Drop the pictures from the entries below, then reproduce the rest exactly.

(Source code of charts)
──────────────────────────────
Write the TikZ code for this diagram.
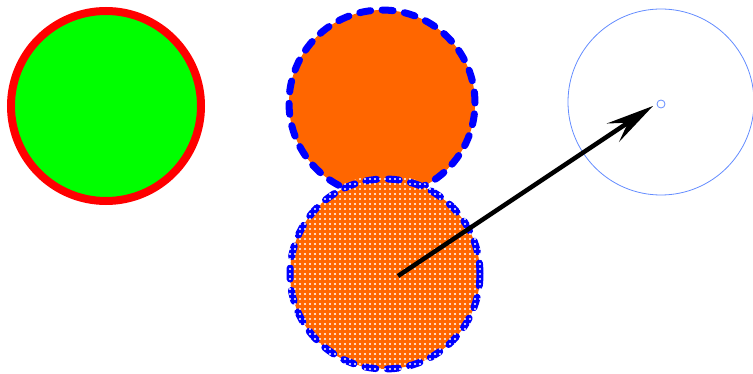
\documentclass[tikz,border=0pt]{standalone}
\usetikzlibrary{arrows.meta,patterns.meta}
\definecolor{myorange}{RGB}{255,102,0}
\definecolor{mygreen}{RGB}{0,255,0}
\definecolor{myred}{RGB}{255,0,0}
\definecolor{myblue}{RGB}{0,0,255}
\definecolor{lightblue}{RGB}{100,140,255}
\begin{document}
\begin{tikzpicture}[x=1pt,y=-1pt,
  disc/.style={circle,inner sep=0pt,outer sep=0pt},
  dashring/.style={draw=myblue,line width=7pt,line cap=round,dash pattern=on 11pt off 11.5pt},
  arrowline/.style={draw=black,line width=4.5pt,-{Stealth[length=48pt,width=22pt,inset=18pt]}}]
\useasboundingbox (0,0) rectangle (753,374);
% green circle
\node[disc,minimum size=190pt,fill=mygreen,draw=myred,line width=8pt] (g) at (106,106) {};
% top orange circle
\node[disc,minimum size=186pt,fill=myorange,dashring] (o1) at (382,103) {};
% bottom orange circle with dots
\node[disc,minimum size=190pt,fill=myorange,dashring] (o2) at (385,274) {};
\path[pattern={Dots[distance=5pt,radius=1.2pt]},pattern color=white] (o2.center) circle (99);
% right thin circle
\node[disc,minimum size=186pt,draw=lightblue,line width=0.8pt] (r) at (661,102) {};
\node[disc,minimum size=8pt,draw=lightblue,line width=0.8pt] (s) at (661,104) {};
\coordinate (tip) at (653,106);
% arrow
\coordinate (start) at (398,276);
\draw[arrowline] (start) -- (tip);
\end{tikzpicture}
\end{document}
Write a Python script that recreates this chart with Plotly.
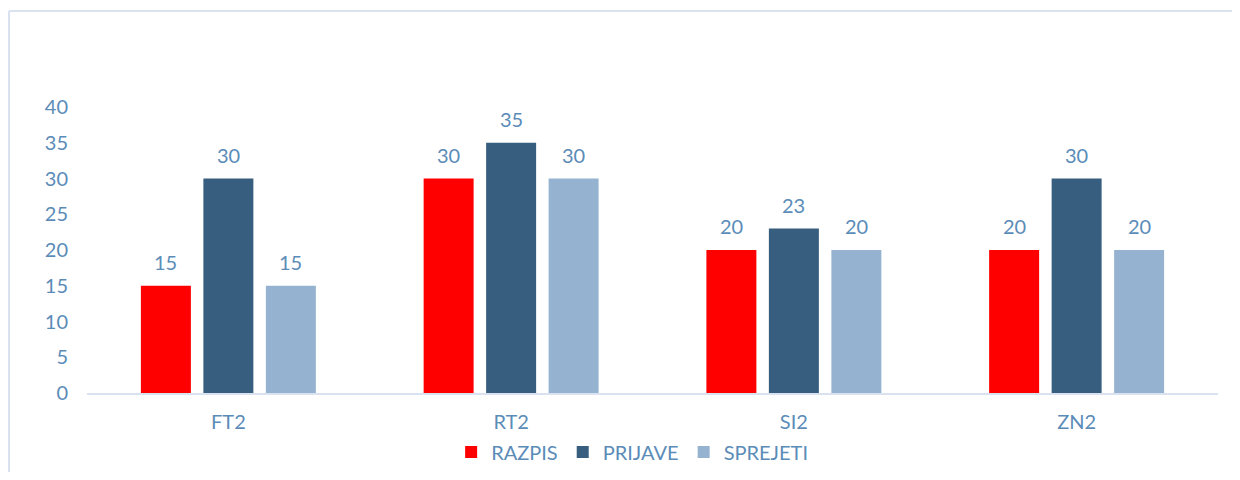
──────────────────────────────
* FULL RESPONSE *
Write the TikZ code for this diagram.
\documentclass[tikz,border=0pt]{standalone}
\usetikzlibrary{arrows.meta,patterns.meta}
\definecolor{myorange}{RGB}{255,102,0}
\definecolor{mygreen}{RGB}{0,255,0}
\definecolor{myred}{RGB}{255,0,0}
\definecolor{myblue}{RGB}{0,0,255}
\definecolor{lightblue}{RGB}{100,140,255}
\begin{document}
\begin{tikzpicture}[x=1pt,y=-1pt,
  disc/.style={circle,inner sep=0pt,outer sep=0pt},
  dashring/.style={draw=myblue,line width=7pt,line cap=round,dash pattern=on 11pt off 11.5pt},
  arrowline/.style={draw=black,line width=4.5pt,-{Stealth[length=48pt,width=22pt,inset=18pt]}}]
\useasboundingbox (0,0) rectangle (753,374);
% green circle
\node[disc,minimum size=190pt,fill=mygreen,draw=myred,line width=8pt] (g) at (106,106) {};
% top orange circle
\node[disc,minimum size=186pt,fill=myorange,dashring] (o1) at (382,103) {};
% bottom orange circle with dots
\node[disc,minimum size=190pt,fill=myorange,dashring] (o2) at (385,274) {};
\path[pattern={Dots[distance=5pt,radius=1.2pt]},pattern color=white] (o2.center) circle (99);
% right thin circle
\node[disc,minimum size=186pt,draw=lightblue,line width=0.8pt] (r) at (661,102) {};
\node[disc,minimum size=8pt,draw=lightblue,line width=0.8pt] (s) at (661,104) {};
\coordinate (tip) at (653,106);
% arrow
\coordinate (start) at (398,276);
\draw[arrowline] (start) -- (tip);
\end{tikzpicture}
\end{document}
Write a Python script that recreates this chart with Plotly.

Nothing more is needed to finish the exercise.